Collected material:
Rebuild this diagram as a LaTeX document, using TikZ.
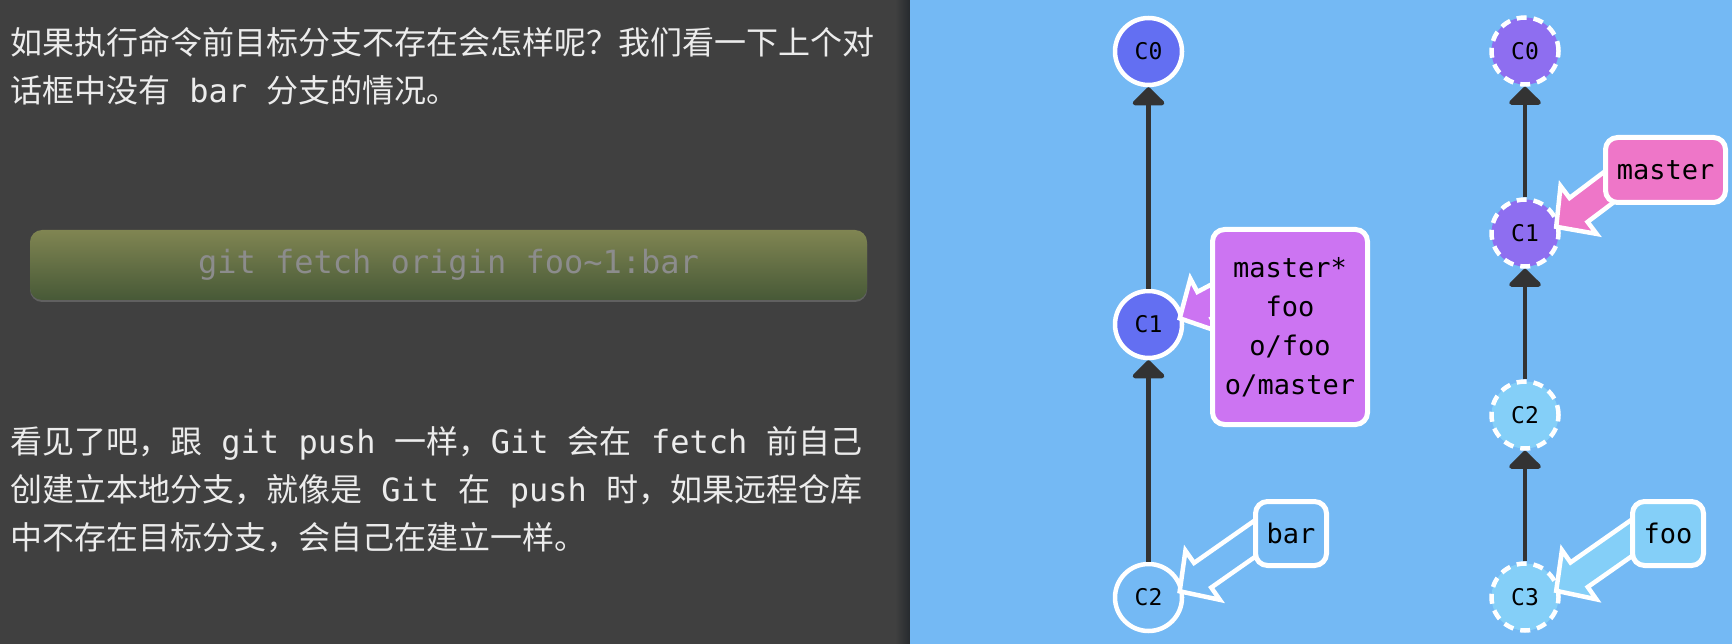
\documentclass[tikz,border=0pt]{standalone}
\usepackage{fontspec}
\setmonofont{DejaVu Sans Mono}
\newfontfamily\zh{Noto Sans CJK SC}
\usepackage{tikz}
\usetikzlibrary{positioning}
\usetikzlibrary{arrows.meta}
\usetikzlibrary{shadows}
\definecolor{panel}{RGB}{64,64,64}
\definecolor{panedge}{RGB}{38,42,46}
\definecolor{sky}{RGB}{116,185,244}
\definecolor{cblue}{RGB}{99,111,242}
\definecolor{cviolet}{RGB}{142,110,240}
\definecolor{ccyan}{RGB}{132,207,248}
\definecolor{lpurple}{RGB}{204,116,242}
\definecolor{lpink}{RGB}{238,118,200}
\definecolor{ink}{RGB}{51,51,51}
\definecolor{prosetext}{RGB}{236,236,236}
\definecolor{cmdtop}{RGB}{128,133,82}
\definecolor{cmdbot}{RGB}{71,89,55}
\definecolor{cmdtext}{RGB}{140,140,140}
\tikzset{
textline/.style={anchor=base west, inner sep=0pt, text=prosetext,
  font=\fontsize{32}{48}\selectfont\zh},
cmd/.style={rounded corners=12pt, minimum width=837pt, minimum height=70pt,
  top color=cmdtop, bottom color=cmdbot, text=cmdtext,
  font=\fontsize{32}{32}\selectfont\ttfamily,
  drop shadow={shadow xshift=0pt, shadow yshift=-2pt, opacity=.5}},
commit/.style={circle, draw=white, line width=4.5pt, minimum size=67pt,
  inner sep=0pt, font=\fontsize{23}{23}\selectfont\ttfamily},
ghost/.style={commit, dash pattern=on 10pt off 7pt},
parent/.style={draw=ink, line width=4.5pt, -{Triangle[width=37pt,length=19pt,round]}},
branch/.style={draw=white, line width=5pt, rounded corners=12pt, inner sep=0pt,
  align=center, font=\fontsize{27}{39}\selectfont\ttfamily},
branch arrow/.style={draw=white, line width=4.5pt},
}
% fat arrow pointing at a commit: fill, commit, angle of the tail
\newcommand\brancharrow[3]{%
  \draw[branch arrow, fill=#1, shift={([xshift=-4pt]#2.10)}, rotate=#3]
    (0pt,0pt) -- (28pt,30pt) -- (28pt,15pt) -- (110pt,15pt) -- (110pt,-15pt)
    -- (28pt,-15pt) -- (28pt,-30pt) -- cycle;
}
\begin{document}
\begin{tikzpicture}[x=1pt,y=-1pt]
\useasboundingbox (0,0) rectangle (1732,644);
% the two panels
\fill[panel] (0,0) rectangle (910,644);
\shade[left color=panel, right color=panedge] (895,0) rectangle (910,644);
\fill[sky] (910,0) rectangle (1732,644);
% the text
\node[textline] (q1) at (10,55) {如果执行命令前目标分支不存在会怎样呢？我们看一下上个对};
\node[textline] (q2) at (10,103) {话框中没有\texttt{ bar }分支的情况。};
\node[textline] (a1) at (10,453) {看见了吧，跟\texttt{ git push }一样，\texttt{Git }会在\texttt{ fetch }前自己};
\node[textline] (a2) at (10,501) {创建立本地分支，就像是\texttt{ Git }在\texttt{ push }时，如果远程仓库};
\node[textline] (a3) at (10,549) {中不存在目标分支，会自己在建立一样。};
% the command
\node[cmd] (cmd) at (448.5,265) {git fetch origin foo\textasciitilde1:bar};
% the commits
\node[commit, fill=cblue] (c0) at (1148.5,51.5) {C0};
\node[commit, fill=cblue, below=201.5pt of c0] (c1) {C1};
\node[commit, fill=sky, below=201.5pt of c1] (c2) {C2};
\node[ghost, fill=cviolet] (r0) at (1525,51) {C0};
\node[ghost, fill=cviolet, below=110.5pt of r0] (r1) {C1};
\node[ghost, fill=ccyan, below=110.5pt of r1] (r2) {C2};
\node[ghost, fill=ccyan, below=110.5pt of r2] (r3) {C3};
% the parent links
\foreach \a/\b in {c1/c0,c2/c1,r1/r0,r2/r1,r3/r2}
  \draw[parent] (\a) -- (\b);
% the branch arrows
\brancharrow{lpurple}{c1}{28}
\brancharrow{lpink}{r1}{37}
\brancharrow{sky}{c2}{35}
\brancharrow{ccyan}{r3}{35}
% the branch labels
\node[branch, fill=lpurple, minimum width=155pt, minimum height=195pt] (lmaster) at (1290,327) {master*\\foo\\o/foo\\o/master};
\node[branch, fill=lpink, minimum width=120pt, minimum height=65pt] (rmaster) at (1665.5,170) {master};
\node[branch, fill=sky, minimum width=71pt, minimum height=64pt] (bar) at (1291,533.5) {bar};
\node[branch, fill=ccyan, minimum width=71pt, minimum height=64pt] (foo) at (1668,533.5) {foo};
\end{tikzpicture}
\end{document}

To be done: Repeat the material above in full and unchanged, minus its images.

Result for this exercise:
Rebuild this diagram as a LaTeX document, using TikZ.
\documentclass[tikz,border=0pt]{standalone}
\usepackage{fontspec}
\setmonofont{DejaVu Sans Mono}
\newfontfamily\zh{Noto Sans CJK SC}
\usepackage{tikz}
\usetikzlibrary{positioning}
\usetikzlibrary{arrows.meta}
\usetikzlibrary{shadows}
\definecolor{panel}{RGB}{64,64,64}
\definecolor{panedge}{RGB}{38,42,46}
\definecolor{sky}{RGB}{116,185,244}
\definecolor{cblue}{RGB}{99,111,242}
\definecolor{cviolet}{RGB}{142,110,240}
\definecolor{ccyan}{RGB}{132,207,248}
\definecolor{lpurple}{RGB}{204,116,242}
\definecolor{lpink}{RGB}{238,118,200}
\definecolor{ink}{RGB}{51,51,51}
\definecolor{prosetext}{RGB}{236,236,236}
\definecolor{cmdtop}{RGB}{128,133,82}
\definecolor{cmdbot}{RGB}{71,89,55}
\definecolor{cmdtext}{RGB}{140,140,140}
\tikzset{
textline/.style={anchor=base west, inner sep=0pt, text=prosetext,
  font=\fontsize{32}{48}\selectfont\zh},
cmd/.style={rounded corners=12pt, minimum width=837pt, minimum height=70pt,
  top color=cmdtop, bottom color=cmdbot, text=cmdtext,
  font=\fontsize{32}{32}\selectfont\ttfamily,
  drop shadow={shadow xshift=0pt, shadow yshift=-2pt, opacity=.5}},
commit/.style={circle, draw=white, line width=4.5pt, minimum size=67pt,
  inner sep=0pt, font=\fontsize{23}{23}\selectfont\ttfamily},
ghost/.style={commit, dash pattern=on 10pt off 7pt},
parent/.style={draw=ink, line width=4.5pt, -{Triangle[width=37pt,length=19pt,round]}},
branch/.style={draw=white, line width=5pt, rounded corners=12pt, inner sep=0pt,
  align=center, font=\fontsize{27}{39}\selectfont\ttfamily},
branch arrow/.style={draw=white, line width=4.5pt},
}
% fat arrow pointing at a commit: fill, commit, angle of the tail
\newcommand\brancharrow[3]{%
  \draw[branch arrow, fill=#1, shift={([xshift=-4pt]#2.10)}, rotate=#3]
    (0pt,0pt) -- (28pt,30pt) -- (28pt,15pt) -- (110pt,15pt) -- (110pt,-15pt)
    -- (28pt,-15pt) -- (28pt,-30pt) -- cycle;
}
\begin{document}
\begin{tikzpicture}[x=1pt,y=-1pt]
\useasboundingbox (0,0) rectangle (1732,644);
% the two panels
\fill[panel] (0,0) rectangle (910,644);
\shade[left color=panel, right color=panedge] (895,0) rectangle (910,644);
\fill[sky] (910,0) rectangle (1732,644);
% the text
\node[textline] (q1) at (10,55) {如果执行命令前目标分支不存在会怎样呢？我们看一下上个对};
\node[textline] (q2) at (10,103) {话框中没有\texttt{ bar }分支的情况。};
\node[textline] (a1) at (10,453) {看见了吧，跟\texttt{ git push }一样，\texttt{Git }会在\texttt{ fetch }前自己};
\node[textline] (a2) at (10,501) {创建立本地分支，就像是\texttt{ Git }在\texttt{ push }时，如果远程仓库};
\node[textline] (a3) at (10,549) {中不存在目标分支，会自己在建立一样。};
% the command
\node[cmd] (cmd) at (448.5,265) {git fetch origin foo\textasciitilde1:bar};
% the commits
\node[commit, fill=cblue] (c0) at (1148.5,51.5) {C0};
\node[commit, fill=cblue, below=201.5pt of c0] (c1) {C1};
\node[commit, fill=sky, below=201.5pt of c1] (c2) {C2};
\node[ghost, fill=cviolet] (r0) at (1525,51) {C0};
\node[ghost, fill=cviolet, below=110.5pt of r0] (r1) {C1};
\node[ghost, fill=ccyan, below=110.5pt of r1] (r2) {C2};
\node[ghost, fill=ccyan, below=110.5pt of r2] (r3) {C3};
% the parent links
\foreach \a/\b in {c1/c0,c2/c1,r1/r0,r2/r1,r3/r2}
  \draw[parent] (\a) -- (\b);
% the branch arrows
\brancharrow{lpurple}{c1}{28}
\brancharrow{lpink}{r1}{37}
\brancharrow{sky}{c2}{35}
\brancharrow{ccyan}{r3}{35}
% the branch labels
\node[branch, fill=lpurple, minimum width=155pt, minimum height=195pt] (lmaster) at (1290,327) {master*\\foo\\o/foo\\o/master};
\node[branch, fill=lpink, minimum width=120pt, minimum height=65pt] (rmaster) at (1665.5,170) {master};
\node[branch, fill=sky, minimum width=71pt, minimum height=64pt] (bar) at (1291,533.5) {bar};
\node[branch, fill=ccyan, minimum width=71pt, minimum height=64pt] (foo) at (1668,533.5) {foo};
\end{tikzpicture}
\end{document}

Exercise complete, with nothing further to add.